Yes, America is obsessed with weight. Going back to the statistics - no matter how you read it - some people in America are overweight, or obese. I think the obsession comes from the fact that many of them would like to make changes that they feel are positive to their lives but really struggle with it. I don't know very many fit or thin people who watch the Biggest Loser, but I know overweight people who do because it gives them genuine hope. Watching people succeed helps you believe that people CAN succeed at what can be a very frustrating situation. Sometimes, when you are battling weight issues, it really starts to feel like you have NO control over what happens with your body. Sometimes the changes are so slow that you really aren't making the connection between what you eat and how your body responds.

Many women Kirstie's age (or other ages! or men!) can really relate to what she has been going through. I hope Kirstie does this because it makes her happy, or because the paycheck makes her happy. I hope she doesn't hate herself, as some people have said that she does. But I don't know her, I don't know her life, and she doesn't owe it to us to be any kind of body image spokesperson.

I've been skinny, and I've been chubby. I've had healthy and unhealthy relationships with food. Disordered eating goes both ways; people can abuse their bodies by depriving it of needed food and nutrients, but some of us really do the opposite, and don't eat for the right reasons. If someone like me wants to keep that obsessed relationship with food I'm not going to judge them, but my real point is: If someone wants to change that relationship with food, so it's a healthier one, and they express that by desiring to lose weight, I'm not going to judge them for that either.
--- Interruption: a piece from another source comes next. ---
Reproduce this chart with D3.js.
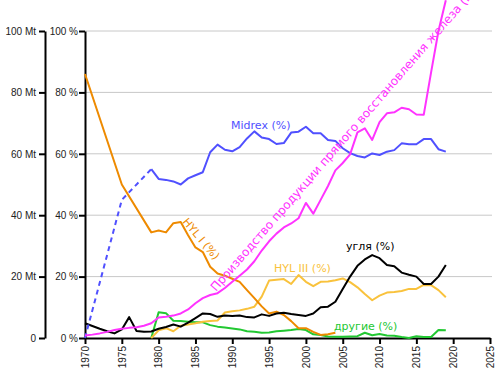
<!DOCTYPE html>
<html>
<head>
<meta charset="utf-8">
<script src="https://cdn.jsdelivr.net/npm/d3@7"></script>
<style>
    body { margin: 0; background: #fff; }
    svg { font-family: "DejaVu Sans", sans-serif; }
    .axis path, .axis line { stroke: #000; stroke-width: 2; }
    .axis text { font-size: 10px; fill: #222; }
    .grid line { stroke: #c8c8c8; stroke-width: 1; }
    .series { fill: none; stroke-width: 2; stroke-linejoin: round; }
    .label { font-size: 11px; }
</style>
</head>
<body>
<div id="chart"></div>
<script>
const years = [1970, 1971, 1972, 1973, 1974, 1975, 1976, 1977, 1978, 1979,
    1980, 1981, 1982, 1983, 1984, 1985, 1986, 1987, 1988, 1989,
    1990, 1991, 1992, 1993, 1994, 1995, 1996, 1997, 1998, 1999,
    2000, 2001, 2002, 2003, 2004, 2005, 2006, 2007, 2008, 2009,
    2010, 2011, 2012, 2013, 2014, 2015, 2016, 2017, 2018, 2019];

// DRI production, Mt
const production = [0.8, 1.1, 1.5, 2.0, 2.6, 3.0, 3.3, 3.5, 4.0, 4.8,
    6.7, 6.9, 7.3, 8.0, 9.3, 11.3, 13.0, 14.0, 14.6, 16.3,
    18.3, 20.3, 22.3, 25.0, 28.5, 31.5, 34.0, 36.0, 37.3, 39.0,
    44.0, 40.5, 45.0, 49.5, 54.6, 57.0, 59.8, 67.0, 68.3, 64.5,
    70.3, 73.2, 73.5, 75.0, 74.5, 72.8, 72.7, 86.5, 100.0, 110.0];

// shares, %  (null = no data point that year)
const midrex = [0, null, null, null, null, 45, null, null, null, 55,
    51.8, 51.5, 51.0, 50.0, 52.0, 53.0, 54.0, 60.5, 63.0, 61.3,
    60.8, 62.2, 65.0, 67.3, 65.3, 64.8, 63.2, 63.5, 66.9, 67.2,
    68.8, 66.7, 66.7, 64.5, 64.2, 61.8, 60.2, 59.3, 58.8, 60.1,
    59.6, 60.7, 61.2, 63.4, 63.1, 63.1, 64.8, 64.8, 61.5, 60.7];
const midrexEstimatedUntil = 1979;

const hyl1 = [86, null, null, null, null, 50, null, null, null, 34.4,
    35.0, 34.4, 37.4, 37.8, 33.5, 29.5, 28.0, 23.2, 21.0, 20.3,
    19.3, 18.3, 15.6, 13.0, 10.3, 8.0, 8.6, 7.5, 5.5, 3.2,
    3.2, 2.0, 1.0, 1.2, 1.7, null, null, null, null, null,
    null, null, null, null, null, null, null, null, null, null];

const hyl3 = [null, null, null, null, null, null, null, null, null, 0,
    2.5, 3.2, 2.2, 4.0, 4.4, 4.8, 5.3, 5.5, 5.7, 8.3,
    8.7, 9.0, 9.5, 10.2, 13.5, 18.7, 19.0, 19.2, 17.6, 20.5,
    18.3, 16.9, 18.3, 18.4, 18.8, 19.4, 18.2, 16.5, 14.3, 12.3,
    13.8, 14.8, 15.0, 15.3, 16.0, 16.0, 17.3, 17.2, 15.6, 13.3];

const coal = [4.8, 3.9, 3.0, 2.2, 1.5, 2.8, 6.8, 2.3, 2.0, 2.1,
    3.0, 3.6, 4.4, 3.7, 5.0, 6.5, 8.0, 7.8, 6.9, 7.3,
    7.2, 7.3, 6.8, 6.7, 7.7, 7.2, 8.0, 8.2, 7.8, 7.5,
    7.2, 8.0, 10.0, 10.2, 11.8, 16.0, 20.0, 23.5, 25.6, 27.0,
    26.0, 23.8, 23.4, 21.3, 20.6, 20.0, 17.6, 17.6, 20.0, 23.8];

const other = [null, null, null, null, null, null, null, null, null, 0,
    8.4, 8.1, 5.6, 5.5, 5.3, 5.1, 5.1, 4.2, 3.7, 3.4,
    3.1, 2.8, 2.2, 2.0, 1.7, 1.8, 2.2, 2.4, 2.6, 2.9,
    2.6, 1.2, 1.0, 0.5, 0.4, 0.4, 0.5, 0.6, 1.7, 0.9,
    1.3, 0.8, 0.7, 0.3, 0.0, 0.6, 0.3, 0.3, 2.6, 2.5];

const yTicks = [0, 20, 40, 60, 80, 100];
const xTicks = [1970, 1975, 1980, 1985, 1990, 1995, 2000, 2005, 2010, 2015, 2020, 2025];

const seriesLabels = {
    production: "Производство продукции прямого восстановления железа (Mt)",
    midrex: "Midrex (%)",
    hyl1: "HYL I (%)",
    hyl3: "HYL III (%)",
    coal: "угля (%)",
    other: "другие (%)"
};

class DriChart {
    constructor(_config) {
        this.config = {
            parentElement: _config.parentElement,
            containerWidth: 500,
            containerHeight: 375,
            margin: { top: 31, right: 10, bottom: 37, left: 85 },
            mtAxisX: 45
        };
        this.initVis();
    }

    initVis() {
        let vis = this;

        vis.config.width = vis.config.containerWidth - vis.config.margin.left - vis.config.margin.right;
        vis.config.height = vis.config.containerHeight - vis.config.margin.top - vis.config.margin.bottom;

        vis.svgRoot = d3.select(vis.config.parentElement)
            .append("svg")
            .attr("width", vis.config.containerWidth)
            .attr("height", vis.config.containerHeight);

        vis.svg = vis.svgRoot.append("g")
            .attr("transform", `translate(${vis.config.margin.left},${vis.config.margin.top})`);

        vis.xScale = d3.scaleLinear()
            .domain([1970, 2025])
            .range([0, vis.config.width]);

        vis.yScale = d3.scaleLinear()
            .domain([0, 100])
            .range([vis.config.height, 0]);

        // Mt axis uses the same mapping (100 Mt == 100 %)
        vis.yScaleMt = d3.scaleLinear()
            .domain([0, 100])
            .range([vis.config.height, 0]);

        vis.updateVis();
    }

    series(values) {
        return years.map((y, i) => ({ year: y, value: values[i] }))
            .filter(d => d.value != null);
    }

    updateVis() {
        let vis = this;
        const h = vis.config.height;

        // grid
        vis.svg.append("g")
            .attr("class", "grid")
            .selectAll("line")
            .data(yTicks.filter(d => d > 0))
            .join("line")
            .attr("x1", 0)
            .attr("x2", vis.config.width + 2)
            .attr("y1", d => vis.yScale(d))
            .attr("y2", d => vis.yScale(d));

        // Mt axis
        vis.svg.append("g")
            .attr("class", "axis")
            .attr("transform", `translate(${vis.config.mtAxisX - vis.config.margin.left},0)`)
            .call(d3.axisLeft(vis.yScaleMt)
                .tickValues(yTicks)
                .tickSize(6)
                .tickSizeOuter(0)
                .tickPadding(3)
                .tickFormat(d => d === 0 ? "0" : `${d} Mt`));

        // % axis
        vis.svg.append("g")
            .attr("class", "axis")
            .call(d3.axisLeft(vis.yScale)
                .tickValues(yTicks)
                .tickSize(6)
                .tickSizeOuter(0)
                .tickPadding(1)
                .tickFormat(d => `${d} %`));

        // x axis
        vis.svg.append("g")
            .attr("class", "axis")
            .attr("transform", `translate(0,${h})`)
            .call(d3.axisBottom(vis.xScale)
                .tickValues(xTicks)
                .tickSize(6)
                .tickSizeOuter(0)
                .tickFormat(d3.format("d")))
            .selectAll("text")
            .attr("transform", "rotate(-90)")
            .attr("y", 0)
            .attr("x", -8)
            .attr("dy", "0.33em")
            .style("text-anchor", "end");

        const line = d3.line()
            .x(d => vis.xScale(d.year))
            .y(d => vis.yScale(d.value));

        const lineMt = d3.line()
            .x(d => vis.xScale(d.year))
            .y(d => vis.yScaleMt(d.value));

        const midrexData = vis.series(midrex);

        const lines = [
            { key: "other", data: vis.series(other), color: "#22c832" },
            { key: "hyl3", data: vis.series(hyl3), color: "#f9c23c" },
            { key: "hyl1", data: vis.series(hyl1), color: "#ee8a00" },
            { key: "coal", data: vis.series(coal), color: "#000000" },
            { key: "midrexEst", data: midrexData.filter(d => d.year <= midrexEstimatedUntil), color: "#5050ff", dash: "5,4" },
            { key: "midrex", data: midrexData.filter(d => d.year >= midrexEstimatedUntil), color: "#5050ff" }
        ];

        vis.svg.selectAll(".series")
            .data(lines)
            .join("path")
            .attr("class", "series")
            .attr("stroke", d => d.color)
            .attr("stroke-dasharray", d => d.dash || null)
            .attr("d", d => line(d.data));

        vis.svg.append("path")
            .attr("class", "series production")
            .attr("stroke", "#ff33ff")
            .attr("d", lineMt(vis.series(production)));

        // labels
        const labels = [
            { key: "midrex", x: 146, y: 98, color: "#5050ff" },
            { key: "hyl3", x: 189, y: 241, color: "#f9c23c" },
            { key: "coal", x: 261, y: 219, color: "#000000" },
            { key: "other", x: 249, y: 299, color: "#22c832" }
        ];

        vis.svg.selectAll(".label")
            .data(labels)
            .join("text")
            .attr("class", "label")
            .attr("x", d => d.x)
            .attr("y", d => d.y)
            .attr("fill", d => d.color)
            .text(d => seriesLabels[d.key]);

        vis.svg.append("text")
            .attr("class", "label")
            .attr("fill", "#ee8a00")
            .attr("transform", "translate(97,191) rotate(50)")
            .text(seriesLabels.hyl1);

        vis.svg.append("text")
            .attr("class", "label")
            .attr("fill", "#ff33ff")
            .style("font-size", "12px")
            .attr("transform", "translate(131,261) rotate(-49)")
            .text(seriesLabels.production);
    }
}

new DriChart({ parentElement: "#chart" });
</script>
</body>
</html>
If someone tries and fails and tries again, they shouldn't be a joke, they shouldn't be told that they have to accept the way things are, just as much as we wouldn't try to force them to try again. If they want to keep trying until they find what works for them, I'm behind them all the way. If they want to film it and get a paycheck while doing it then you know what, get it girl, I've spent a ton of money trying to lose weight and more power to you if you can get paid to do it.